───── Dataset extract

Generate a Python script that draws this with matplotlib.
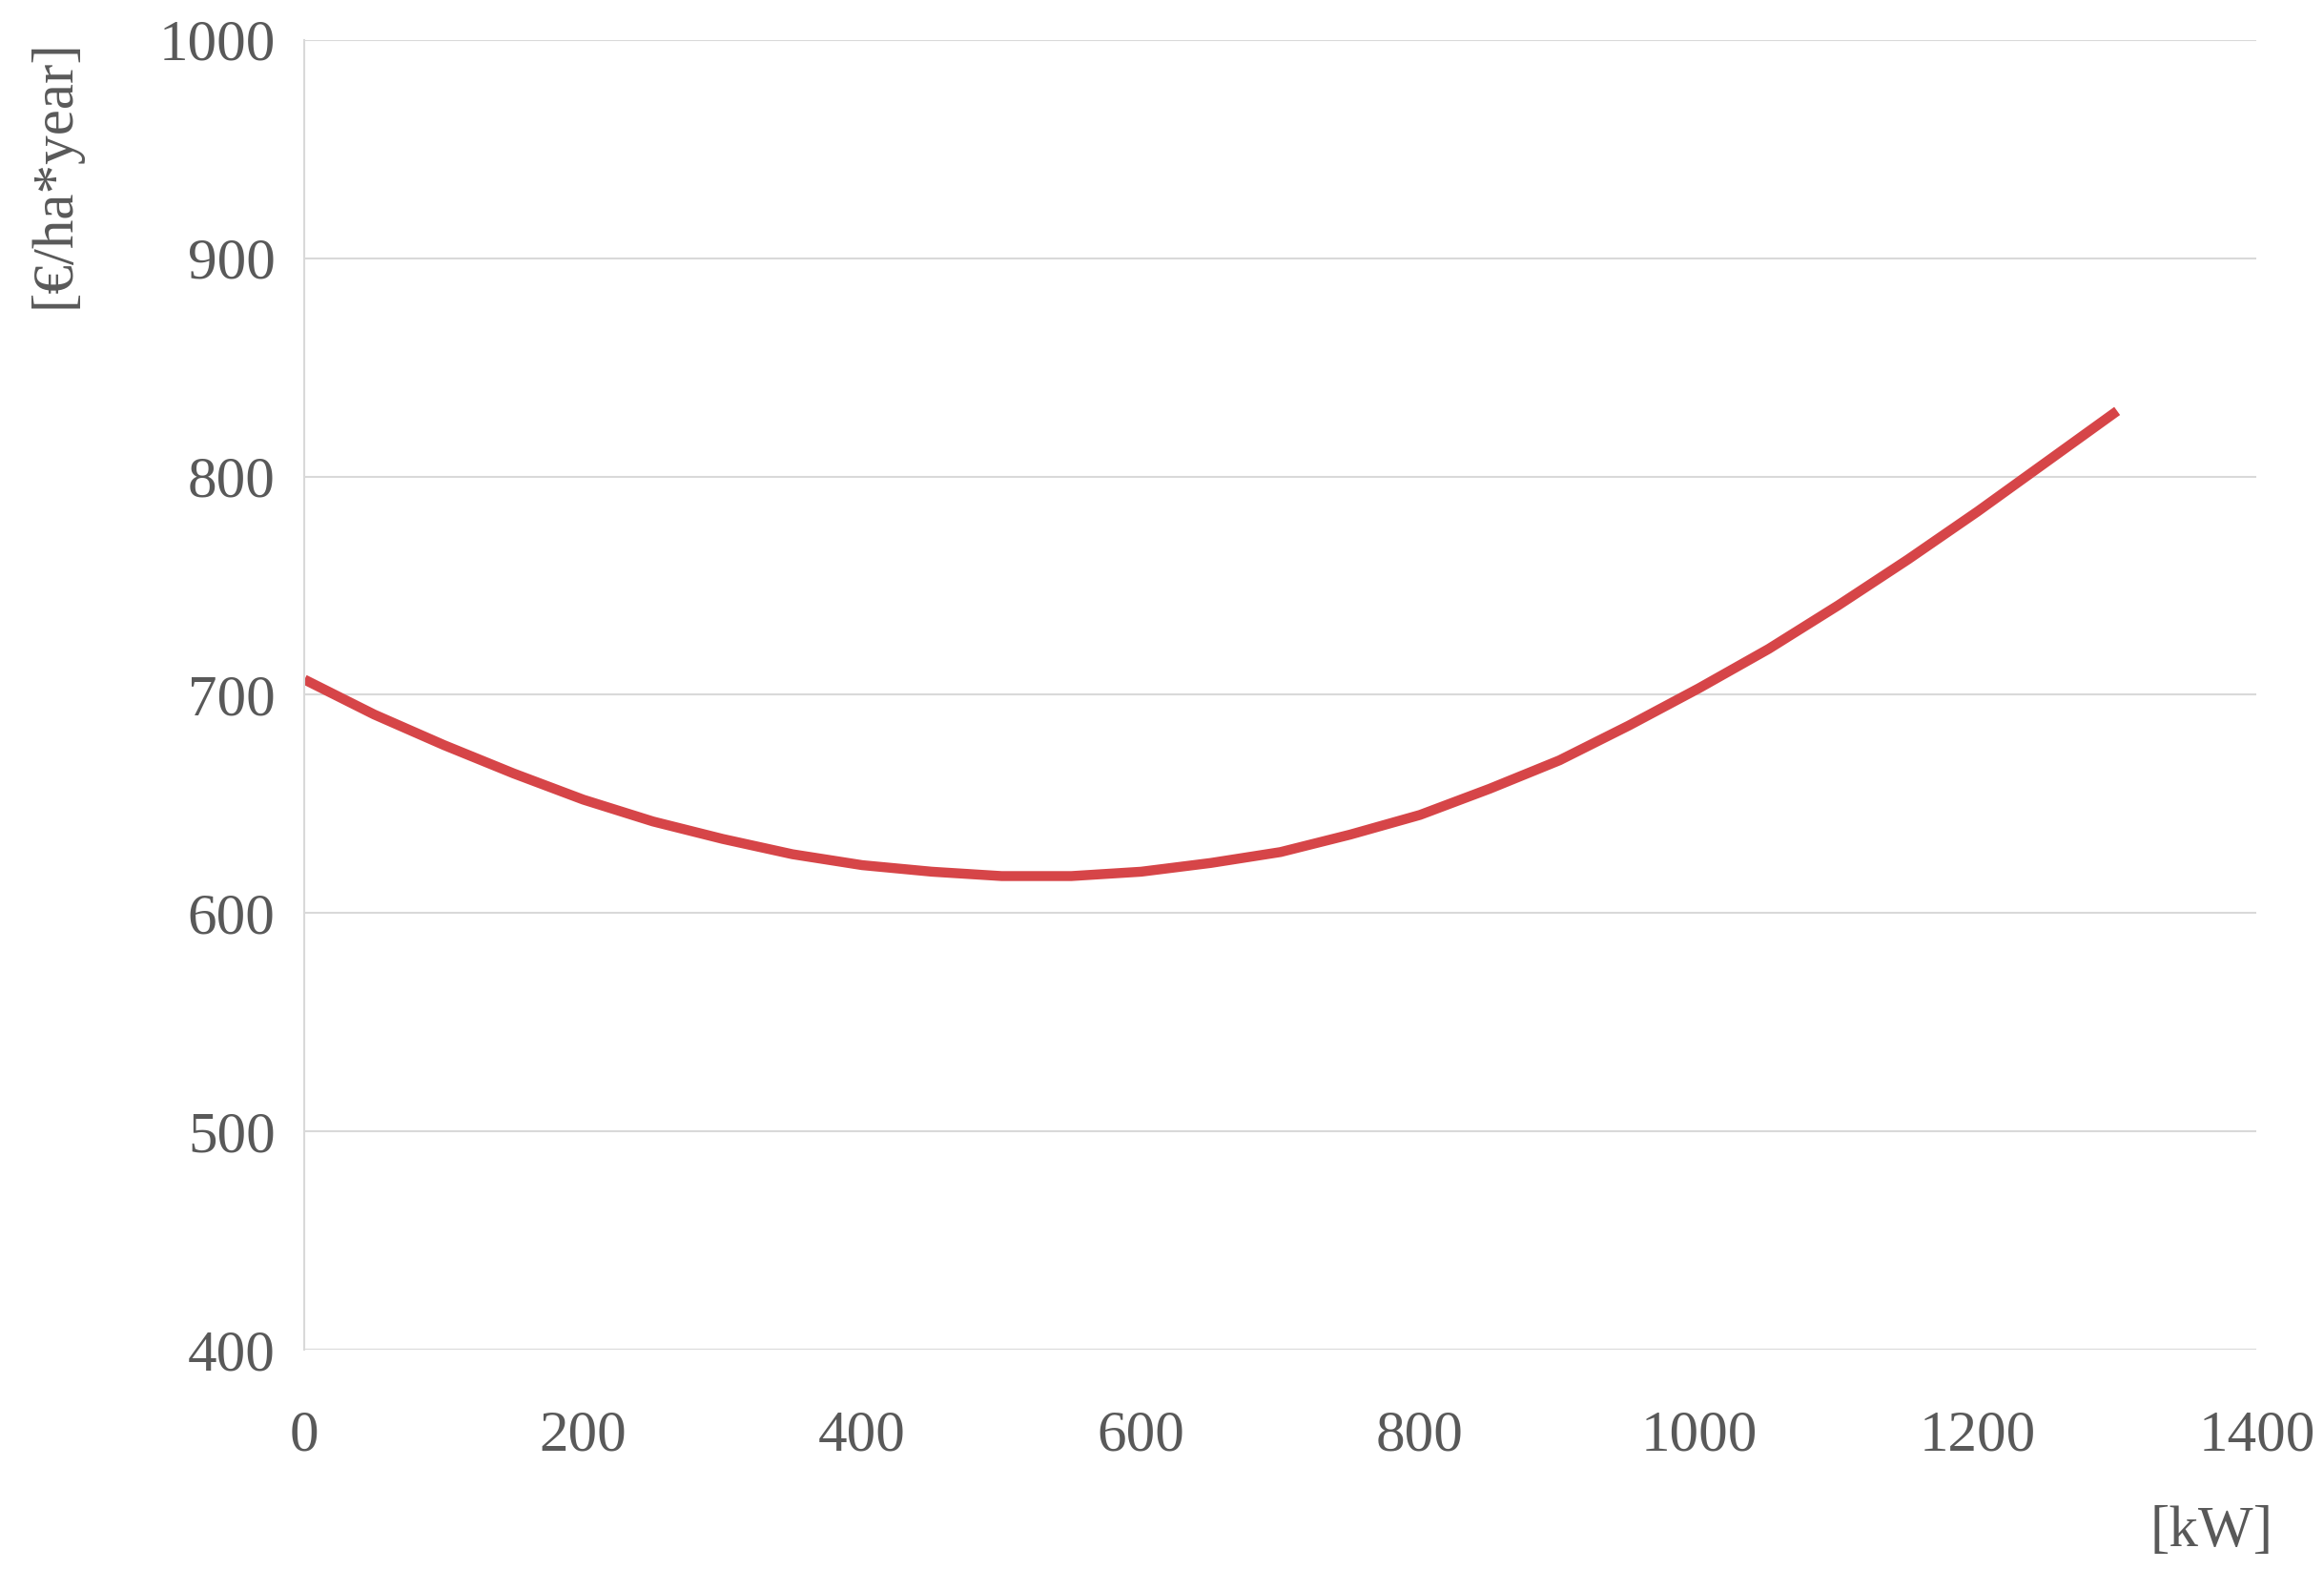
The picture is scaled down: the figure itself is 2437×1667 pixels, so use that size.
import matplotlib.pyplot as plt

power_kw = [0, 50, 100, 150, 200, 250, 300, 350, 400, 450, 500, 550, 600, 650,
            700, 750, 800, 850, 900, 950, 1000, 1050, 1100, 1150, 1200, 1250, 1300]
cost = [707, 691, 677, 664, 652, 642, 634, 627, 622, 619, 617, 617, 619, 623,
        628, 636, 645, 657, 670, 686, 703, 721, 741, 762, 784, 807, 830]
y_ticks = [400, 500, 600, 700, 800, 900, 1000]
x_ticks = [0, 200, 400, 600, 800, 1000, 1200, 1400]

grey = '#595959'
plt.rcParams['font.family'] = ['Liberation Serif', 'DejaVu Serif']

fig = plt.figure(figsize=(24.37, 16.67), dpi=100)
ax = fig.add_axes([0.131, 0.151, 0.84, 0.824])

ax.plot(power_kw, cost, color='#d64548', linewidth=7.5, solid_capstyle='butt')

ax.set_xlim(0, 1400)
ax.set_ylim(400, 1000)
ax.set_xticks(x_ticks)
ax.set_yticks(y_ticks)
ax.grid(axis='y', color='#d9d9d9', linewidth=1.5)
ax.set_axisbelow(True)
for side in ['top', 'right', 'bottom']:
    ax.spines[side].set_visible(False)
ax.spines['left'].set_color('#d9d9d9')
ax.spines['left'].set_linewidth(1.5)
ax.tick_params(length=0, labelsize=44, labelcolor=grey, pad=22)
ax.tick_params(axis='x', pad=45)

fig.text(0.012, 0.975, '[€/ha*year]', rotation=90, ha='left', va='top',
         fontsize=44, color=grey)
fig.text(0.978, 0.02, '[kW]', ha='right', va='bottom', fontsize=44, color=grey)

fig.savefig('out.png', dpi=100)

──────────

What to do - Restate the whole of the material word for word without the pictures.

Solution -
Generate a Python script that draws this with matplotlib.
The picture is scaled down: the figure itself is 2437×1667 pixels, so use that size.
import matplotlib.pyplot as plt

power_kw = [0, 50, 100, 150, 200, 250, 300, 350, 400, 450, 500, 550, 600, 650,
            700, 750, 800, 850, 900, 950, 1000, 1050, 1100, 1150, 1200, 1250, 1300]
cost = [707, 691, 677, 664, 652, 642, 634, 627, 622, 619, 617, 617, 619, 623,
        628, 636, 645, 657, 670, 686, 703, 721, 741, 762, 784, 807, 830]
y_ticks = [400, 500, 600, 700, 800, 900, 1000]
x_ticks = [0, 200, 400, 600, 800, 1000, 1200, 1400]

grey = '#595959'
plt.rcParams['font.family'] = ['Liberation Serif', 'DejaVu Serif']

fig = plt.figure(figsize=(24.37, 16.67), dpi=100)
ax = fig.add_axes([0.131, 0.151, 0.84, 0.824])

ax.plot(power_kw, cost, color='#d64548', linewidth=7.5, solid_capstyle='butt')

ax.set_xlim(0, 1400)
ax.set_ylim(400, 1000)
ax.set_xticks(x_ticks)
ax.set_yticks(y_ticks)
ax.grid(axis='y', color='#d9d9d9', linewidth=1.5)
ax.set_axisbelow(True)
for side in ['top', 'right', 'bottom']:
    ax.spines[side].set_visible(False)
ax.spines['left'].set_color('#d9d9d9')
ax.spines['left'].set_linewidth(1.5)
ax.tick_params(length=0, labelsize=44, labelcolor=grey, pad=22)
ax.tick_params(axis='x', pad=45)

fig.text(0.012, 0.975, '[€/ha*year]', rotation=90, ha='left', va='top',
         fontsize=44, color=grey)
fig.text(0.978, 0.02, '[kW]', ha='right', va='bottom', fontsize=44, color=grey)

fig.savefig('out.png', dpi=100)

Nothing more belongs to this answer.